Passing the torch: 501st CSW welcomes new commander

  • Published
  • By Staff Sgt. Jarad A. Denton
  • 501st Combat Support Wing Public Affairs
Since its relocation to RAF Alconbury, England, in 2007, five U.S. Air Force officers have commanded the 501st Combat Support Wing.

During a ceremony on base, May 28, Col. Kevin Cullen became the sixth, when he assumed command of the nation's only combat support wing from Col. Angela Cadwell.

Regarded as Pathfinders, Airmen of the 501st CSW built a legacy as pioneers of new ideas and radical solutions - a tradition Cullen said he wishes to build upon.

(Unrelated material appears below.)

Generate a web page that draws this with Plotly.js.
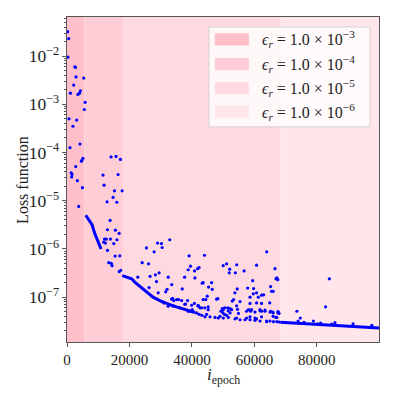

"Together, we are bounded by professionalism, inspired by innovation and fueled by Pathfinder pride," the commander said. "With those three pillars, our potential is limitless."

Poised to ensure three air base groups, co-located between the United Kingdom and Norway, Cullen said he is committed to ensuring the groups and mission partners are resourced, sustained, trained and equipped to provide exemplary mission support to U.S. and NATO warfighters.

"We provide our country and Allies a set of unique, diverse and critical strategic capabilities," Cullen said. "My challenge to individuals, squadrons, groups and the wing is to continue to light the way into new and amazing territory."

Presiding over the ceremony, Lt. Gen. Darryl Roberson, 3rd Air Force and 17th Expeditionary Air Force commander, placed complete confidence in Cullen's ability to continue the wing's path of excellence.

"It's a perfect fit," Roberson said. "Col. Cullen is right where he needs to be."

Serving as the critical entry and relay point for cyber activities across the U.S. European, Africa and Central Commands, as well as the U.S. State Department, the 501st CSW would not enjoy its stellar mission success rate without a highly trained team of professionals, Cullen said.

"Your dedication to the mission, and each other, are the fundamental building blocks of our combat capability," Cullen said. "We are the Pathfinders, and we light the way for all others to follow."